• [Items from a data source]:
== == ==
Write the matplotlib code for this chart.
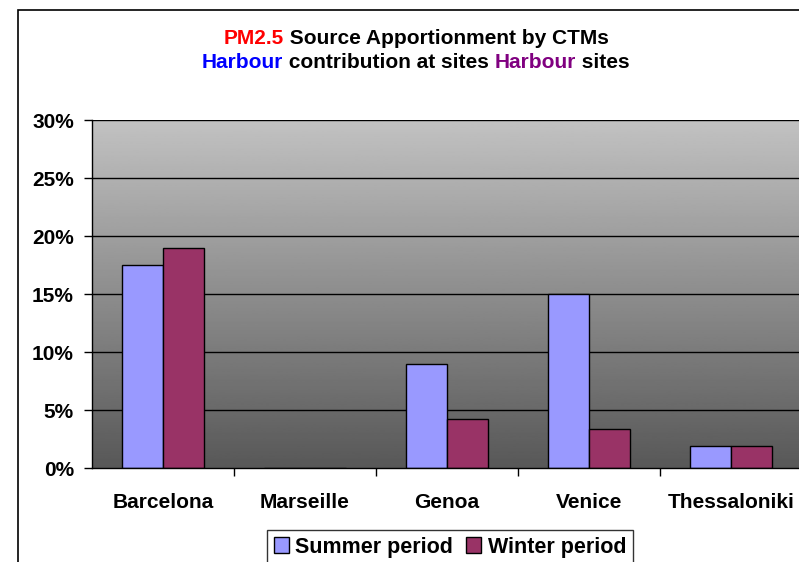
import numpy as np
import matplotlib
matplotlib.use('Agg')
import matplotlib.pyplot as plt
from matplotlib.patches import Rectangle
from matplotlib.ticker import FuncFormatter, FixedLocator

plt.rcParams['font.family'] = ['Liberation Sans', 'DejaVu Sans']
plt.rcParams['font.weight'] = 'bold'

sites = ['Barcelona', 'Marseille', 'Genoa', 'Venice', 'Thessaloniki']
summer = [17.5, 0.0, 9.0, 15.0, 1.9]
winter = [19.0, 0.0, 4.2, 3.4, 1.9]

fig = plt.figure(figsize=(7.99, 5.62), dpi=100)
W, H = 799, 562

# outer chart border
fig.patches.append(Rectangle((18 / W, -0.1), 1.2, (H - 10) / H + 0.1,
                             transform=fig.transFigure, fill=False,
                             edgecolor='black', linewidth=1.2))

ax = fig.add_axes([92 / W, (H - 468) / H, 710 / W, 348 / H])
x = np.arange(len(sites))
bw = 0.29

# gradient background
grad = np.linspace(0.345, 0.76, 256).reshape(-1, 1)
ax.imshow(grad, cmap='gray', vmin=0, vmax=1, origin='lower', aspect='auto',
          extent=[-0.5, len(sites) - 0.5, 0, 30], zorder=0)

for y in range(5, 31, 5):
    ax.axhline(y, color='black', linewidth=1.0, zorder=1)

ax.bar(x - bw / 2, summer, bw, color='#9999FF', edgecolor='black', linewidth=1.0,
       label='Summer period', zorder=2)
ax.bar(x + bw / 2, winter, bw, color='#993366', edgecolor='black', linewidth=1.0,
       label='Winter period', zorder=2)

ax.set_xlim(-0.5, len(sites) - 0.5)
ax.set_ylim(0, 30)
ax.set_yticks(range(0, 31, 5))
ax.yaxis.set_major_formatter(FuncFormatter(lambda v, p: '%d%%' % v))
ax.set_xticks(x)
ax.set_xticklabels(sites)
ax.xaxis.set_minor_locator(FixedLocator(np.arange(0.5, len(sites) - 1, 1)))
ax.tick_params(axis='x', which='major', length=0, pad=18, labelsize=15)
ax.tick_params(axis='x', which='minor', length=6, direction='out', width=1)
ax.tick_params(axis='y', length=6, direction='out', width=1, pad=7, labelsize=15)
for lab in ax.get_xticklabels() + ax.get_yticklabels():
    lab.set_fontweight('bold')
for s in ['top', 'right']:
    ax.spines[s].set_visible(False)
ax.spines['left'].set_linewidth(1.0)
ax.spines['bottom'].set_linewidth(1.0)

# multicoloured title lines
def colored_line(parts, ycen, size):
    texts = []
    for txt, col in parts:
        texts.append(fig.text(0, ycen, txt, color=col, fontsize=size,
                              fontweight='bold', va='center', ha='left'))
    fig.canvas.draw()
    r = fig.canvas.get_renderer()
    widths = [t.get_window_extent(r).width for t in texts]
    total = sum(widths)
    xpos = 416 - total / 2
    for t, w in zip(texts, widths):
        t.set_x(xpos / W)
        xpos += w

colored_line([('PM2.5', 'red'), (' Source Apportionment by CTMs', 'black')],
             1 - 38 / H, 15)
colored_line([('Harbour', 'blue'), (' contribution at sites ', 'black'),
              ('Harbour', '#800080'), (' sites', 'black')], 1 - 63 / H, 15)

leg = fig.legend(loc='center', bbox_to_anchor=(450 / W, 1 - 547 / H), ncol=2,
                 frameon=True, fancybox=False, edgecolor='black',
                 prop={'weight': 'bold', 'size': 15.5}, handlelength=0.7,
                 handleheight=0.7, handletextpad=0.3, columnspacing=0.6,
                 borderpad=0.3)
leg.get_frame().set_linewidth(1.0)

fig.savefig('out.png', dpi=100)
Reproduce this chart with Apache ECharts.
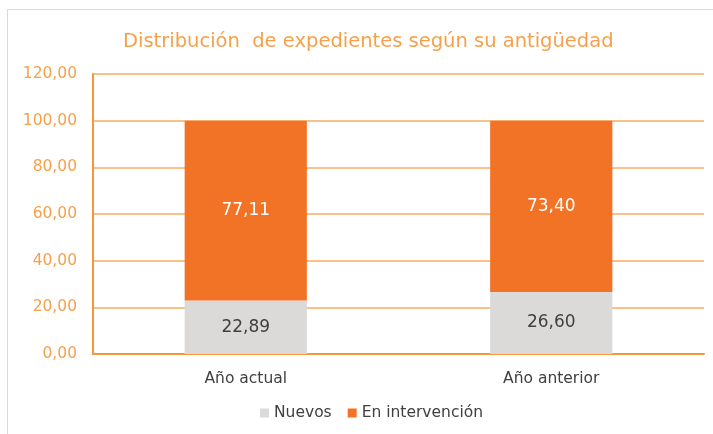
<!DOCTYPE html>
<html>
<head>
<meta charset="utf-8">
<script src="https://cdn.jsdelivr.net/npm/echarts@6/dist/echarts.min.js"></script>
<style>
  html, body { margin: 0; padding: 0; background: #fff; }
  #chart { width: 713px; height: 434px; }
</style>
</head>
<body>
<div id="chart"></div>
<script>
// datos
const categories = ['Año actual', 'Año anterior']
const nuevos = [22.89, 26.60]
const enIntervencion = [77.11, 73.40]

const fmt = v => v.toFixed(2).replace('.', ',')
const font = 'DejaVu Sans, Verdana, sans-serif'

const chart = echarts.init(document.getElementById('chart'))
chart.setOption({
  animation: false,
  textStyle: { fontFamily: font },
  graphic: [{
    type: 'rect',
    shape: { x: 7.5, y: 9.5, width: 720, height: 440 },
    style: { fill: 'none', stroke: '#d9d9d9', lineWidth: 1 },
    silent: true
  }],
  title: {
    text: 'Distribución  de expedientes según su antigüedad',
    left: 118,
    top: 27,
    textStyle: { color: '#f7a04a', fontSize: 19.5, fontWeight: 'normal', fontFamily: font }
  },
  grid: { left: 93, right: 9, top: 74, bottom: 80 },
  legend: {
    bottom: 8,
    left: 255,
    itemWidth: 9,
    itemHeight: 9,
    itemGap: 16,
    icon: 'rect',
    textStyle: { color: '#404040', fontSize: 15.5, fontFamily: font },
    data: ['Nuevos', 'En intervención']
  },
  xAxis: {
    type: 'category',
    data: categories,
    axisLine: { lineStyle: { color: '#f7963a', width: 2 } },
    axisTick: { show: false },
    axisLabel: { color: '#404040', fontSize: 15.5, margin: 17, fontFamily: font }
  },
  yAxis: {
    type: 'value',
    min: 0,
    max: 120,
    interval: 20,
    axisLine: { show: true, lineStyle: { color: '#f7963a', width: 2 } },
    axisTick: { show: false },
    splitLine: { lineStyle: { color: '#f9ad63', width: 1.5 } },
    axisLabel: { color: '#f7a04a', fontSize: 15.5, margin: 16, formatter: v => fmt(v), fontFamily: font }
  },
  series: [
    {
      name: 'Nuevos',
      type: 'bar',
      stack: 'total',
      barWidth: '40%',
      data: nuevos,
      itemStyle: { color: '#dcdad8' },
      label: { show: true, position: 'inside', color: '#404040', fontSize: 17, fontFamily: font, formatter: p => fmt(p.value) }
    },
    {
      name: 'En intervención',
      type: 'bar',
      stack: 'total',
      barWidth: '40%',
      data: enIntervencion,
      itemStyle: { color: '#f37326' },
      label: { show: true, position: 'inside', color: '#ffffff', fontSize: 17, fontFamily: font, formatter: p => fmt(p.value) }
    }
  ]
})
</script>
</body>
</html>
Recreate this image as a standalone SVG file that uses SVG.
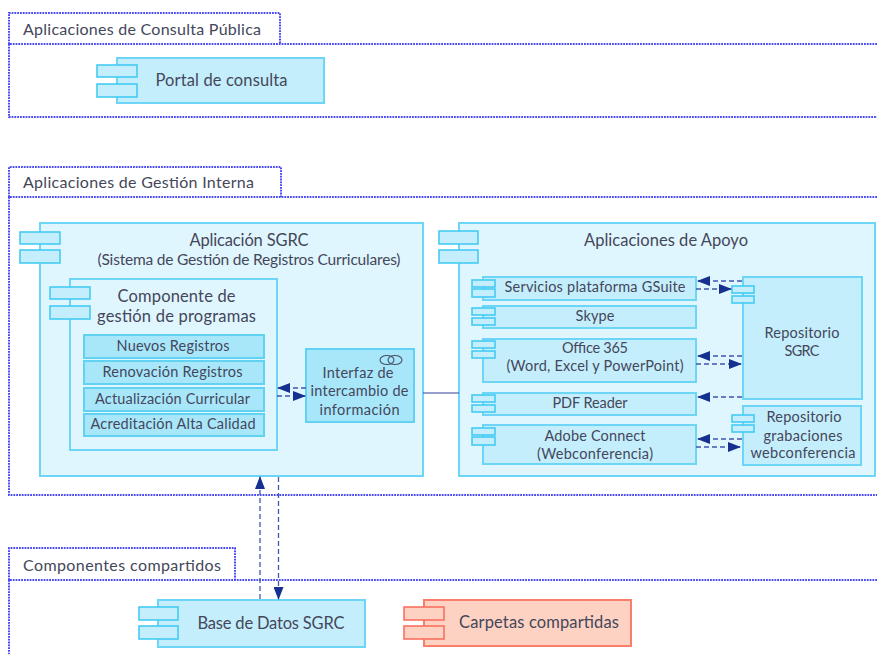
== == ==
• [WORK TO BE COMPLETED]:
Everything from the first line to the line with "plt.rcParams['font.weight'] = 'bold'" must be repeated exactly, and nothing else. Leave the pictures out.

• [ANSWER TO THIS EXERCISE]:
Write the matplotlib code for this chart.
import numpy as np
import matplotlib
matplotlib.use('Agg')
import matplotlib.pyplot as plt
from matplotlib.patches import Rectangle
from matplotlib.ticker import FuncFormatter, FixedLocator

plt.rcParams['font.family'] = ['Liberation Sans', 'DejaVu Sans']
plt.rcParams['font.weight'] = 'bold'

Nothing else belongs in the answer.